─── SUPPLIED DATA ───

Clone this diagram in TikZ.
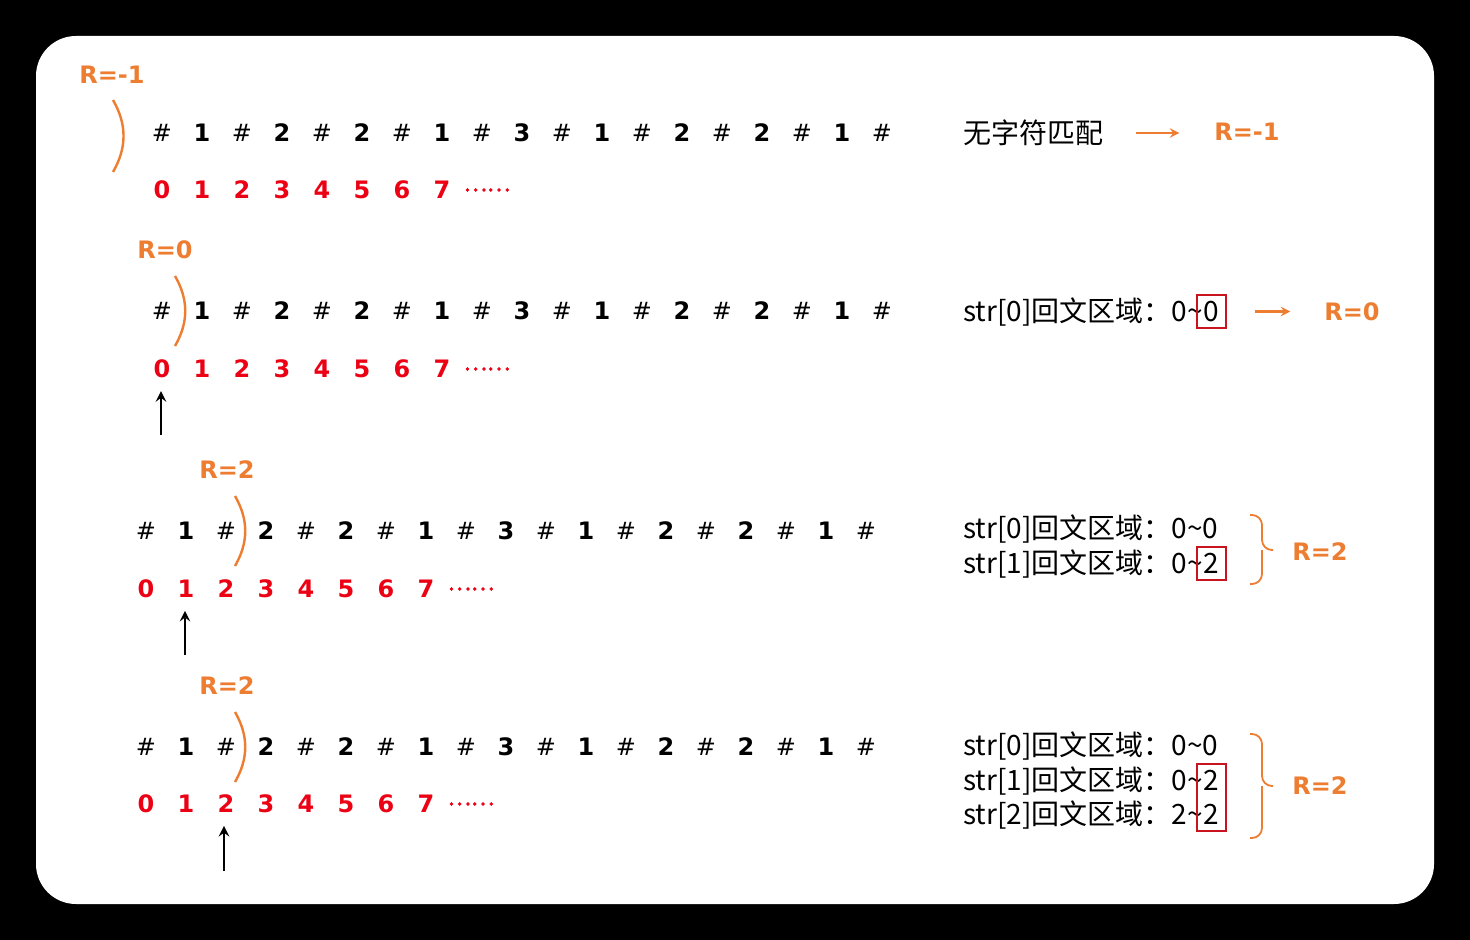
\documentclass[tikz,border=0pt]{standalone}
\usepackage{fontspec}
\setmainfont{DejaVu Sans}
\newfontfamily\cjk{Noto Sans CJK SC}
\newfontfamily\cjkdots[FakeBold=2.5]{Noto Sans CJK SC}
\usetikzlibrary{fit}
\definecolor{arcorange}{RGB}{237,125,49}
\definecolor{idxred}{RGB}{235,0,20}
\definecolor{boxred}{RGB}{200,20,30}
\newcommand\hsh{{\mdseries\#}}

\begin{document}
\begin{tikzpicture}[x=0.5pt,y=-0.5pt,>=stealth,
    ch/.style={font=\fontsize{12}{14}\selectfont\bfseries},
    idx/.style={ch,text=idxred},
    rlab/.style={font=\fontsize{12}{14}\selectfont\bfseries,text=arcorange},
    info/.style={font=\cjk\fontsize{14}{17}\selectfont,anchor=west,inner sep=0pt},
    cut/.style={draw=arcorange,line width=1.2pt},
    hit/.style={draw=boxred,line width=1pt,inner sep=3pt},
    oarrow/.style={->,draw=arcorange,line width=1.1pt},
    up/.style={->,line width=1.3pt,shorten >=3pt},
    obrace/.style={draw=arcorange,line width=0.9pt,rounded corners=5pt}]
  \fill[black] (0,0) rectangle (1470,940);
  \fill[white,rounded corners=20pt] (36,36) rectangle (1434,904);

  \foreach \r/\x/\y/\yi in {1/162/133/190,2/162/311/369,3/146/531/589,4/146/747/804} {
    \foreach \c [count=\i from 0] in {\hsh,1,\hsh,2,\hsh,2,\hsh,1,\hsh,3,\hsh,1,\hsh,2,\hsh,2,\hsh,1,\hsh}
      \node[ch] (c\r-\i) at (\x+40*\i,\y) {\c};
    \foreach \i in {0,...,7}
      \node[idx] (i\r-\i) at (\x+40*\i,\yi) {\i};
    \node[text=idxred,font=\cjkdots\fontsize{11}{14}\selectfont] (d\r) at (\x+325,\yi) {……};
  }

  \draw[cut] (113,100) to[bend left=30] (113,172);
  \draw[cut] (175,276) to[bend left=30] (175,346);
  \draw[cut] (235,496) to[bend left=30] (235,566);
  \draw[cut] (235,712) to[bend left=30] (235,782);

  \node[rlab] (l1) at (112,75) {R=-1};
  \node[rlab] (l2) at (165,250) {R=0};
  \node[rlab] (l3) at (227,470) {R=2};
  \node[rlab] (l4) at (227,686) {R=2};

  \coordinate (p2) at (161,435);
  \coordinate (p3) at (185,655);
  \coordinate (p4) at (224,871);
  \draw[up] (p2) -- (p2 |- i2-0.south);
  \draw[up] (p3) -- (p3 |- i3-1.south);
  \draw[up] (p4) -- (p4 |- i4-2.south);

  \node[info] (m1) at (963,133) {无字符匹配};
  \node[rlab] (R1) at (1247,132) {R=-1};
  \draw[oarrow,shorten <=16pt,shorten >=14pt] (m1.east) -- (m1.east -| R1.west);

  \node[info] (s2) at (963,312) {str[0]回文区域：0\textasciitilde};
  \node[info,anchor=base west] (v2) at (s2.base east) {0};
  \node[hit,fit=(v2)] (b2) {};
  \node[rlab] (R2) at (1352,312) {R=0};
  \draw[oarrow,shorten <=14pt,shorten >=13.5pt] (b2.east) -- (b2.east -| R2.west);

  \node[info] (s3a) at (963,529) {str[0]回文区域：0\textasciitilde 0};
  \node[info] (s3b) at (963,564) {str[1]回文区域：0\textasciitilde};
  \node[info,anchor=base west] (v3) at (s3b.base east) {2};
  \node[hit,fit=(v3)] (b3) {};
  \coordinate (k3t) at (1250,515);
  \coordinate (k3b) at (1250,584);
  \coordinate (k3m) at (1273,550);
  \draw[obrace] (k3t) -| (1262,550) -- (k3m);
  \draw[obrace] (k3b) -| (1262,550);
  \node[rlab] (R3) at (1320,552) {R=2};

  \node[info] (s4a) at (963,746) {str[0]回文区域：0\textasciitilde 0};
  \node[info] (s4b) at (963,781) {str[1]回文区域：0\textasciitilde};
  \node[info,anchor=base west] (v4b) at (s4b.base east) {2};
  \node[info] (s4c) at (963,815) {str[2]回文区域：2\textasciitilde};
  \node[info,anchor=base west] (v4c) at (s4c.base east) {2};
  \node[hit,fit=(v4b)(v4c)] (b4) {};
  \coordinate (k4t) at (1250,734);
  \coordinate (k4b) at (1250,838);
  \coordinate (k4m) at (1273,786);
  \draw[obrace] (k4t) -| (1262,786) -- (k4m);
  \draw[obrace] (k4b) -| (1262,786);
  \node[rlab] (R4) at (1320,786) {R=2};
\end{tikzpicture}
\end{document}
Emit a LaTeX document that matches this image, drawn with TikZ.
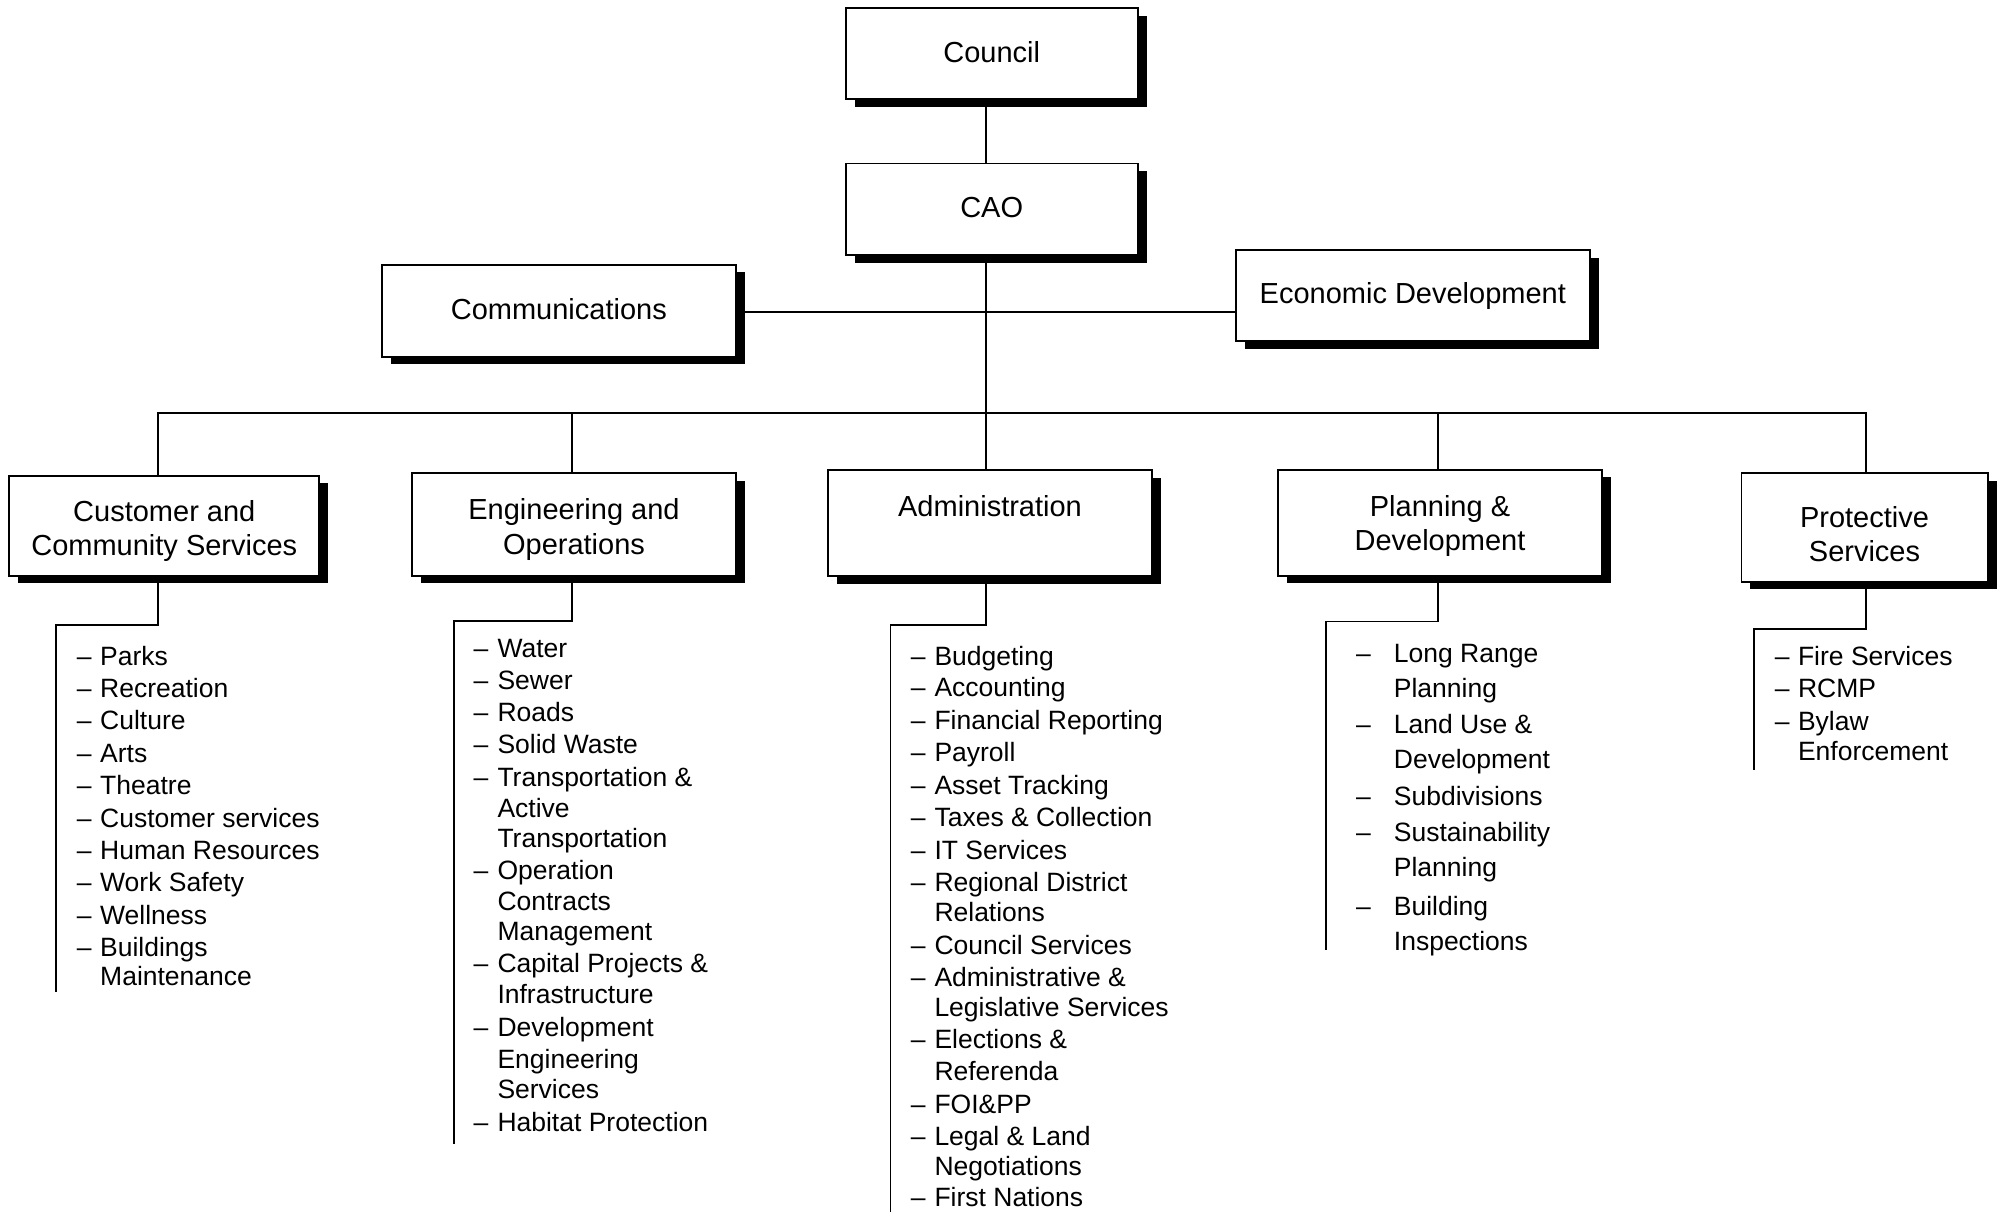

───

* WRITTEN TASK:
Make an exact copy of every record, pictures excluded.

* CORRECT ANSWER:
Clone this diagram in TikZ.
\documentclass[tikz,border=0pt]{standalone}
\usepackage{fontspec}
\setmainfont{DejaVu Sans}
\newfontfamily\cjk{Noto Sans CJK SC}
\newfontfamily\cjkdots[FakeBold=2.5]{Noto Sans CJK SC}
\usetikzlibrary{fit}
\definecolor{arcorange}{RGB}{237,125,49}
\definecolor{idxred}{RGB}{235,0,20}
\definecolor{boxred}{RGB}{200,20,30}
\newcommand\hsh{{\mdseries\#}}

\begin{document}
\begin{tikzpicture}[x=0.5pt,y=-0.5pt,>=stealth,
    ch/.style={font=\fontsize{12}{14}\selectfont\bfseries},
    idx/.style={ch,text=idxred},
    rlab/.style={font=\fontsize{12}{14}\selectfont\bfseries,text=arcorange},
    info/.style={font=\cjk\fontsize{14}{17}\selectfont,anchor=west,inner sep=0pt},
    cut/.style={draw=arcorange,line width=1.2pt},
    hit/.style={draw=boxred,line width=1pt,inner sep=3pt},
    oarrow/.style={->,draw=arcorange,line width=1.1pt},
    up/.style={->,line width=1.3pt,shorten >=3pt},
    obrace/.style={draw=arcorange,line width=0.9pt,rounded corners=5pt}]
  \fill[black] (0,0) rectangle (1470,940);
  \fill[white,rounded corners=20pt] (36,36) rectangle (1434,904);

  \foreach \r/\x/\y/\yi in {1/162/133/190,2/162/311/369,3/146/531/589,4/146/747/804} {
    \foreach \c [count=\i from 0] in {\hsh,1,\hsh,2,\hsh,2,\hsh,1,\hsh,3,\hsh,1,\hsh,2,\hsh,2,\hsh,1,\hsh}
      \node[ch] (c\r-\i) at (\x+40*\i,\y) {\c};
    \foreach \i in {0,...,7}
      \node[idx] (i\r-\i) at (\x+40*\i,\yi) {\i};
    \node[text=idxred,font=\cjkdots\fontsize{11}{14}\selectfont] (d\r) at (\x+325,\yi) {……};
  }

  \draw[cut] (113,100) to[bend left=30] (113,172);
  \draw[cut] (175,276) to[bend left=30] (175,346);
  \draw[cut] (235,496) to[bend left=30] (235,566);
  \draw[cut] (235,712) to[bend left=30] (235,782);

  \node[rlab] (l1) at (112,75) {R=-1};
  \node[rlab] (l2) at (165,250) {R=0};
  \node[rlab] (l3) at (227,470) {R=2};
  \node[rlab] (l4) at (227,686) {R=2};

  \coordinate (p2) at (161,435);
  \coordinate (p3) at (185,655);
  \coordinate (p4) at (224,871);
  \draw[up] (p2) -- (p2 |- i2-0.south);
  \draw[up] (p3) -- (p3 |- i3-1.south);
  \draw[up] (p4) -- (p4 |- i4-2.south);

  \node[info] (m1) at (963,133) {无字符匹配};
  \node[rlab] (R1) at (1247,132) {R=-1};
  \draw[oarrow,shorten <=16pt,shorten >=14pt] (m1.east) -- (m1.east -| R1.west);

  \node[info] (s2) at (963,312) {str[0]回文区域：0\textasciitilde};
  \node[info,anchor=base west] (v2) at (s2.base east) {0};
  \node[hit,fit=(v2)] (b2) {};
  \node[rlab] (R2) at (1352,312) {R=0};
  \draw[oarrow,shorten <=14pt,shorten >=13.5pt] (b2.east) -- (b2.east -| R2.west);

  \node[info] (s3a) at (963,529) {str[0]回文区域：0\textasciitilde 0};
  \node[info] (s3b) at (963,564) {str[1]回文区域：0\textasciitilde};
  \node[info,anchor=base west] (v3) at (s3b.base east) {2};
  \node[hit,fit=(v3)] (b3) {};
  \coordinate (k3t) at (1250,515);
  \coordinate (k3b) at (1250,584);
  \coordinate (k3m) at (1273,550);
  \draw[obrace] (k3t) -| (1262,550) -- (k3m);
  \draw[obrace] (k3b) -| (1262,550);
  \node[rlab] (R3) at (1320,552) {R=2};

  \node[info] (s4a) at (963,746) {str[0]回文区域：0\textasciitilde 0};
  \node[info] (s4b) at (963,781) {str[1]回文区域：0\textasciitilde};
  \node[info,anchor=base west] (v4b) at (s4b.base east) {2};
  \node[info] (s4c) at (963,815) {str[2]回文区域：2\textasciitilde};
  \node[info,anchor=base west] (v4c) at (s4c.base east) {2};
  \node[hit,fit=(v4b)(v4c)] (b4) {};
  \coordinate (k4t) at (1250,734);
  \coordinate (k4b) at (1250,838);
  \coordinate (k4m) at (1273,786);
  \draw[obrace] (k4t) -| (1262,786) -- (k4m);
  \draw[obrace] (k4b) -| (1262,786);
  \node[rlab] (R4) at (1320,786) {R=2};
\end{tikzpicture}
\end{document}
Emit a LaTeX document that matches this image, drawn with TikZ.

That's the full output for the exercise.